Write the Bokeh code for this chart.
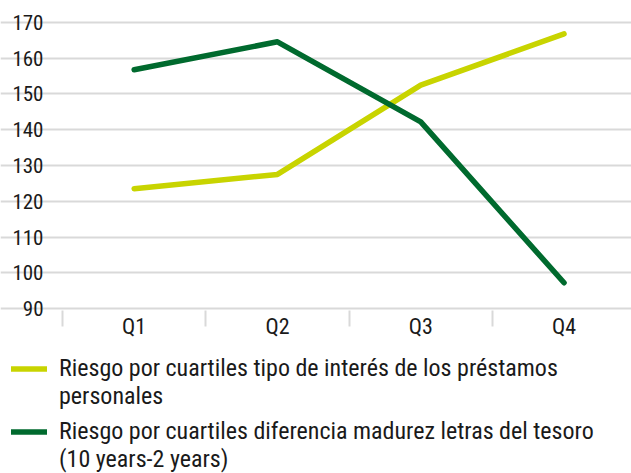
from bokeh.plotting import figure
from bokeh.models import Legend, LegendItem, FixedTicker, Range1d
from bokeh.embed import file_html
from bokeh.resources import INLINE

# ---- data ----
quarters = ["Q1", "Q2", "Q3", "Q4"]
tipo_interes = [123.5, 127.5, 152.5, 166.8]
diferencia_tesoro = [156.8, 164.6, 142.2, 97.2]
y_ticks = [90, 100, 110, 120, 130, 140, 150, 160, 170]
label_tipo = ["Riesgo por cuartiles tipo de interés de los préstamos", "personales"]
label_dif = ["Riesgo por cuartiles diferencia madurez letras del tesoro", "(10 years-2 years)"]

x_pos = [i + 0.5 for i in range(len(quarters))]
boundaries = [float(i) for i in range(len(quarters))]

FONT = "Roboto Condensed"
TXT = "#1a1a1a"
GRID = "#d9d9d9"
YELLOW = "#c8d400"
GREEN = "#006a2e"

# frame covers the whole figure; axes are pinned inside it
X0, X1 = -0.4327, 3.9707
GRID_X0 = -0.0977
Y0, Y1 = 43.85, 176.15

p = figure(width=631, height=473, output_backend="svg", toolbar_location=None,
           x_range=Range1d(X0, X1), y_range=Range1d(Y0, Y1),
           min_border=0)
p.outline_line_color = None

r1 = p.line(x_pos, tipo_interes, line_color=YELLOW, line_width=5.5,
            line_cap="round", line_join="round")
r2 = p.line(x_pos, diferencia_tesoro, line_color=GREEN, line_width=5.5,
            line_cap="round", line_join="round")

# y axis
p.yaxis.fixed_location = GRID_X0
p.yaxis.ticker = FixedTicker(ticks=y_ticks)
p.yaxis.axis_line_color = None
p.yaxis.major_tick_line_color = None
p.yaxis.minor_tick_line_color = None
p.yaxis.major_tick_out = 0
p.yaxis.major_tick_in = 0
p.yaxis.major_label_standoff = 5
p.yaxis.major_label_text_font = FONT
p.yaxis.major_label_text_font_size = "21px"
p.yaxis.major_label_text_color = TXT

# x axis
p.xaxis.fixed_location = 89.5
p.xaxis.ticker = FixedTicker(ticks=x_pos, minor_ticks=boundaries)
p.xaxis.major_label_overrides = {x: q for x, q in zip(x_pos, quarters)}
p.xaxis.axis_line_color = None
p.xaxis.major_tick_line_color = None
p.xaxis.major_tick_out = 0
p.xaxis.major_tick_in = 0
p.xaxis.minor_tick_line_color = GRID
p.xaxis.minor_tick_line_width = 2
p.xaxis.minor_tick_out = 16
p.xaxis.minor_tick_in = 0
p.xaxis.major_label_standoff = -12
p.xaxis.major_label_text_font = FONT
p.xaxis.major_label_text_font_size = "22px"
p.xaxis.major_label_text_color = TXT

p.xgrid.grid_line_color = None
p.ygrid.ticker = FixedTicker(ticks=y_ticks)
p.ygrid.bounds = (GRID_X0, X1)
p.ygrid.grid_line_color = GRID
p.ygrid.grid_line_width = 2


def make_legend(labels, renderer, loc):
    lg = Legend(items=[
        LegendItem(label=labels[0], renderers=[renderer]),
        LegendItem(label=labels[1], renderers=[]),
    ], location=loc)
    lg.padding = 0
    lg.margin = 0
    lg.spacing = 0
    lg.label_height = 25
    lg.glyph_height = 17
    lg.glyph_width = 36
    lg.label_standoff = 12
    lg.label_text_font = FONT
    lg.label_text_font_size = "24px"
    lg.label_text_color = TXT
    lg.border_line_color = None
    lg.background_fill_alpha = 0
    return lg


p.add_layout(make_legend(label_tipo, r1, (11, 63)), "center")
p.add_layout(make_legend(label_dif, r2, (11, 0)), "center")

open("out.html", "w").write(file_html(p, INLINE))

========================================

Repeat the material exactly as it reads, without any of its pictures.

▸ Result of the exercise:
Write the Bokeh code for this chart.
from bokeh.plotting import figure
from bokeh.models import Legend, LegendItem, FixedTicker, Range1d
from bokeh.embed import file_html
from bokeh.resources import INLINE

# ---- data ----
quarters = ["Q1", "Q2", "Q3", "Q4"]
tipo_interes = [123.5, 127.5, 152.5, 166.8]
diferencia_tesoro = [156.8, 164.6, 142.2, 97.2]
y_ticks = [90, 100, 110, 120, 130, 140, 150, 160, 170]
label_tipo = ["Riesgo por cuartiles tipo de interés de los préstamos", "personales"]
label_dif = ["Riesgo por cuartiles diferencia madurez letras del tesoro", "(10 years-2 years)"]

x_pos = [i + 0.5 for i in range(len(quarters))]
boundaries = [float(i) for i in range(len(quarters))]

FONT = "Roboto Condensed"
TXT = "#1a1a1a"
GRID = "#d9d9d9"
YELLOW = "#c8d400"
GREEN = "#006a2e"

# frame covers the whole figure; axes are pinned inside it
X0, X1 = -0.4327, 3.9707
GRID_X0 = -0.0977
Y0, Y1 = 43.85, 176.15

p = figure(width=631, height=473, output_backend="svg", toolbar_location=None,
           x_range=Range1d(X0, X1), y_range=Range1d(Y0, Y1),
           min_border=0)
p.outline_line_color = None

r1 = p.line(x_pos, tipo_interes, line_color=YELLOW, line_width=5.5,
            line_cap="round", line_join="round")
r2 = p.line(x_pos, diferencia_tesoro, line_color=GREEN, line_width=5.5,
            line_cap="round", line_join="round")

# y axis
p.yaxis.fixed_location = GRID_X0
p.yaxis.ticker = FixedTicker(ticks=y_ticks)
p.yaxis.axis_line_color = None
p.yaxis.major_tick_line_color = None
p.yaxis.minor_tick_line_color = None
p.yaxis.major_tick_out = 0
p.yaxis.major_tick_in = 0
p.yaxis.major_label_standoff = 5
p.yaxis.major_label_text_font = FONT
p.yaxis.major_label_text_font_size = "21px"
p.yaxis.major_label_text_color = TXT

# x axis
p.xaxis.fixed_location = 89.5
p.xaxis.ticker = FixedTicker(ticks=x_pos, minor_ticks=boundaries)
p.xaxis.major_label_overrides = {x: q for x, q in zip(x_pos, quarters)}
p.xaxis.axis_line_color = None
p.xaxis.major_tick_line_color = None
p.xaxis.major_tick_out = 0
p.xaxis.major_tick_in = 0
p.xaxis.minor_tick_line_color = GRID
p.xaxis.minor_tick_line_width = 2
p.xaxis.minor_tick_out = 16
p.xaxis.minor_tick_in = 0
p.xaxis.major_label_standoff = -12
p.xaxis.major_label_text_font = FONT
p.xaxis.major_label_text_font_size = "22px"
p.xaxis.major_label_text_color = TXT

p.xgrid.grid_line_color = None
p.ygrid.ticker = FixedTicker(ticks=y_ticks)
p.ygrid.bounds = (GRID_X0, X1)
p.ygrid.grid_line_color = GRID
p.ygrid.grid_line_width = 2


def make_legend(labels, renderer, loc):
    lg = Legend(items=[
        LegendItem(label=labels[0], renderers=[renderer]),
        LegendItem(label=labels[1], renderers=[]),
    ], location=loc)
    lg.padding = 0
    lg.margin = 0
    lg.spacing = 0
    lg.label_height = 25
    lg.glyph_height = 17
    lg.glyph_width = 36
    lg.label_standoff = 12
    lg.label_text_font = FONT
    lg.label_text_font_size = "24px"
    lg.label_text_color = TXT
    lg.border_line_color = None
    lg.background_fill_alpha = 0
    return lg


p.add_layout(make_legend(label_tipo, r1, (11, 63)), "center")
p.add_layout(make_legend(label_dif, r2, (11, 0)), "center")

open("out.html", "w").write(file_html(p, INLINE))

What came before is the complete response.